- Directed by: Soumava Banerjee
- Produced by: D. K. Bharti
- Starring: Madhumita Sarcar Inaaya Chowdhury Shaheb Chatterjee Rahul Arunoday Banerjee Aryann Bhowmik
- Music by: Amit Mitra
- Production company: Siddhi Vinayak Creations
- Release date: 18 September 2026;
- Country: India
- Language: Bengali

= Autobi =

2026 Indian Bengali-language psychological thriller film

Autobi is a 2026 Indian Bengali-language psychological thriller film directed by Soumava Banerjee and produced by D. K. Bharti under the banner of Siddhi Vinayak Creations. The film stars Madhumita Sarcar, Inaaya Chowdhury, Shaheb Chatterjee, Rahul Arunoday Banerjee, and Aryann Bhowmik.

== Premise ==

The film follows Dimple, who grows up believing it is her responsibility to protect her younger sister, Taniya, after a childhood tragedy. Years later, when Taniya disappears after entering the Chamsutti forest in Jhargram, Dimple sets out to find her.
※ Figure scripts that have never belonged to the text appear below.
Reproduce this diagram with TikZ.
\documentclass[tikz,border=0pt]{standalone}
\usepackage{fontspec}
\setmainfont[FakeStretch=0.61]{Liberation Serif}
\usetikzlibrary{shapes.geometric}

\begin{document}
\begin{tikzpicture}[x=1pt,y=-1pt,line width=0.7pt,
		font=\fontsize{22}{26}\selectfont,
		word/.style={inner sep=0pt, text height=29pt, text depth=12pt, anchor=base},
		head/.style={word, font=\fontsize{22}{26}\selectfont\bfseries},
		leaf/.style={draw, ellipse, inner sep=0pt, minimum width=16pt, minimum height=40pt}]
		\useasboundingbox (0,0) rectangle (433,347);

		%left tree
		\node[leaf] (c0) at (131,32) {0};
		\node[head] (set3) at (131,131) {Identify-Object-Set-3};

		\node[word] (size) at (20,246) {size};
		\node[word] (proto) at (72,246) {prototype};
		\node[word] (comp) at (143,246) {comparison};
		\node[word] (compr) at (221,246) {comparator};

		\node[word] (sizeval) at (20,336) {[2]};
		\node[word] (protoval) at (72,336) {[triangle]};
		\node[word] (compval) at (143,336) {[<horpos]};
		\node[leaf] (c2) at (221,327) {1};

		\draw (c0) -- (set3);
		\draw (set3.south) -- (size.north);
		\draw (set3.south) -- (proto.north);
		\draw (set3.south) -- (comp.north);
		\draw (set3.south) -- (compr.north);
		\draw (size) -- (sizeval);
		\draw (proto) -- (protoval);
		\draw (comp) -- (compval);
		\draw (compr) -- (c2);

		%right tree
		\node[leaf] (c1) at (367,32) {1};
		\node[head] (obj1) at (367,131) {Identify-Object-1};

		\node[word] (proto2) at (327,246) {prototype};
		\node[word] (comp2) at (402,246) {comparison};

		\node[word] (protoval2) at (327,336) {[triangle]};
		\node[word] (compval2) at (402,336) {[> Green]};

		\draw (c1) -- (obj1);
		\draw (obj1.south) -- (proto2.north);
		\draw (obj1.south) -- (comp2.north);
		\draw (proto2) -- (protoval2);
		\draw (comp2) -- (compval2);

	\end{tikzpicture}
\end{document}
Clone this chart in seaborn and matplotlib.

As the search unfolds, she is forced to confront childhood trauma, fear, and hallucinations, blurring the line between reality and illusion.

== Cast ==

- Madhumita Sarcar as Dimple
- Inaaya Chowdhury as Taniya
- Shaheb Chatterjee as Shakib
- Rahul Arunoday Banerjee as Shamik
- Javed Khan as King
- Aryann Bhowmik as Sanjib

== Production ==
The film is directed by Soumava Banerjee and produced by D. K. Bharti under Siddhi Vinayak Creations. Amit Mitra composed the film's music. According to the filmmakers, the story explores themes of symbolism, psychological trauma, and mental health.

== Release ==
The film's official poster was unveiled in July 2026. The film was released on 18 September 2026.